Harvesting and Drying Lavender
The best time for harvesting lavender is May, June and July, but here in Maine we still have snow on the ground in May. I had harvested my lavender toward the end of July. Like I mentioned above, this will help to encourage future growth. If these plants are properly cared for, they will live for about 10 years. The best time to harvest lavender is in the early morning, before the sunlight becomes too intense. Otherwise, the lavender blossoms will not preserve their essential oil.
What you will need:
1. lavender that is ready to harvest
2. pruning shears or scissors
3. rubber bands
5. hairspray (for flower arrangements)
The best time to harvest lavender is when half of the buds are in bloom. If lavender is cut during the spring, the plant may have enough time to produce more flowers for a second harvest. You don’t have to be gentle with lavender as it is quite hearty. Gather a handful of lavender into a bunch. Next, look for the woody part of the stems toward the bottom and cut above this section. If you cut too low, the growth of the plant will be stunted the following year.
Cutting English lavender Munstead (Lavandula angustifolia), with pruning shears
As I had mentioned above, I only wanted to take a few stems, so I cut my stems individually.
Next, remove any extra growth from the stems to make sure your stems are uniform. Gather the stems into a bunch and wrap a rubber band around the bunch. If you prefer, you can trim the bottom of the stems to make them look neater.

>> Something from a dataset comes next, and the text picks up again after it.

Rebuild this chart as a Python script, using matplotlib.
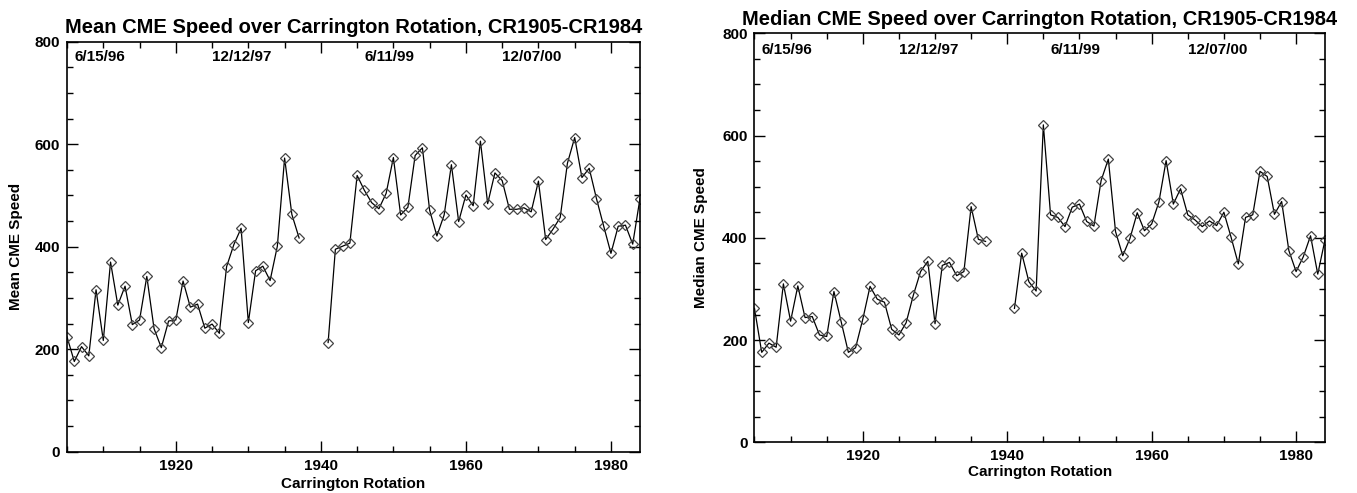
import numpy as np
import matplotlib
matplotlib.use('Agg')
import matplotlib.pyplot as plt
from matplotlib.ticker import MultipleLocator

# Carrington rotations CR1905-CR1984 (no data for 1938-1940)
rotations = list(range(1905, 1985))

mean_speed = [224, 176, 205, 187, 316, 217, 370, 286, 323, 248,
              257, 342, 240, 203, 255, 257, 333, 282, 288, 241,
              249, 231, 361, 404, 436, 252, 353, 362, 334, 401,
              573, 463, 417, None, None, None, 213, 395, 401, 407,
              539, 510, 486, 474, 504, 574, 462, 477, 578, 593,
              471, 421, 462, 560, 449, 501, 480, 606, 484, 544,
              529, 473, 473, 476, 468, 528, 414, 434, 457, 563,
              613, 535, 553, 494, 440, 387, 440, 442, 405, 494]

median_speed = [262, 176, 194, 186, 310, 237, 306, 244, 246, 210,
                207, 295, 236, 176, 185, 241, 305, 280, 274, 221,
                210, 234, 288, 334, 354, 232, 346, 352, 326, 334,
                461, 397, 393, None, None, None, 262, 370, 314, 296,
                621, 445, 440, 422, 460, 466, 432, 423, 512, 554,
                412, 365, 399, 449, 414, 427, 470, 551, 466, 496,
                445, 435, 422, 433, 424, 450, 401, 349, 440, 445,
                530, 520, 446, 471, 375, 334, 363, 404, 329, 396]

# date labels written inside the top of each panel
date_labels = ['6/15/96', '12/12/97', '6/11/99', '12/07/00']
date_cr = [1906, 1925, 1946, 1965]

mean_speed = np.array(mean_speed, dtype=float)
median_speed = np.array(median_speed, dtype=float)

plt.rcParams['font.family'] = ['Liberation Sans', 'DejaVu Sans']
plt.rcParams['font.weight'] = 'bold'

fig = plt.figure(figsize=(13.57, 4.93), dpi=100)
ax1 = fig.add_axes([0.0494, 0.0838, 0.4222, 0.8316])
ax2 = fig.add_axes([0.5560, 0.1028, 0.4204, 0.8296])


def draw_panel(ax, values, title, ylabel, label_y, xlabelpad, ylabelpad):
    ax.plot(rotations, values, color='black', linewidth=0.9,
            marker='D', markersize=5.6, markerfacecolor='none',
            markeredgecolor='#444444', markeredgewidth=0.9)
    ax.set_xlim(1905, 1984)
    ax.set_ylim(0, 800)
    ax.xaxis.set_major_locator(MultipleLocator(20))
    ax.xaxis.set_minor_locator(MultipleLocator(5))
    ax.yaxis.set_major_locator(MultipleLocator(200))
    ax.yaxis.set_minor_locator(MultipleLocator(50))
    ax.tick_params(which='both', direction='in', top=True, right=True,
                   width=1.0, labelsize=11, pad=5)
    ax.tick_params(which='major', length=8)
    ax.tick_params(which='minor', length=4)
    for s in ax.spines.values():
        s.set_linewidth(1.2)
    ax.set_title(title, fontsize=14.5, fontweight='bold', pad=6)
    ax.set_xlabel('Carrington Rotation', fontsize=11, fontweight='bold', labelpad=xlabelpad)
    ax.set_ylabel(ylabel, fontsize=11, fontweight='bold', labelpad=ylabelpad)
    for lab, cr in zip(date_labels, date_cr):
        ax.text(cr, label_y, lab, ha='left', va='center',
                fontsize=11, fontweight='bold')


draw_panel(ax1, mean_speed, 'Mean CME Speed over Carrington Rotation, CR1905-CR1984',
           'Mean CME Speed', 771, 3.5, 8)
draw_panel(ax2, median_speed, 'Median CME Speed over Carrington Rotation, CR1905-CR1984',
           'Median CME Speed', 767, 1, 10)

plt.savefig('out.png', dpi=100)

English lavender Munstead (Lavandula angustifolia), cut and gathered in a basket
English lavender Munstead (Lavandula angustifolia), gathered in a basket for drying
An English lavender bunch Munstead (Lavandula angustifolia), gathered in a rubber band for hanging and drying
Open a paperclip and attach it to the lavender bunch. This will serve as a hanger for your bundle. Place the bunch upside down in a dry and dark place. The dark area will aid in the lavender retaining its color and drying it upside down will help the lavender blossoms to keep their shape. Lavender should be hung for about 2-4 weeks or until moisture is removed from the stems and blooms. I hung my lavender bunch in the back of the garage on a nail.
An open paperclip for hanging and drying lavender
A rubber band hanger for lavender
A hanging dry bunch of lavender
Once the drying process is over, your next step will be deciding what you would like to do with your dried lavender. Like I mentioned, I didn’t have enough lavender for many options, so I decided to leave the bunch as a dried arrangement. I used hairspray to aid in holding the lavender bunch firm and prevent the blossoms from falling off the stems. If you are interested in doing this with your dried lavender, simply spray the hairspray on the lavender from several inches away and let dry.
The hairspray I used for the flower arrangement
A dried lavender arrangement in a vase
A dried lavender arrangement
A close-up of a dried lavender arrangement
We have had one of the hottest and most humid summers since we arrived here. During the drying process, the lavender didn’t retain all of its color. I suspect the heat and humidity were the culprits. I don’t mind the dull color of the lavender and the fragrance is wonderful.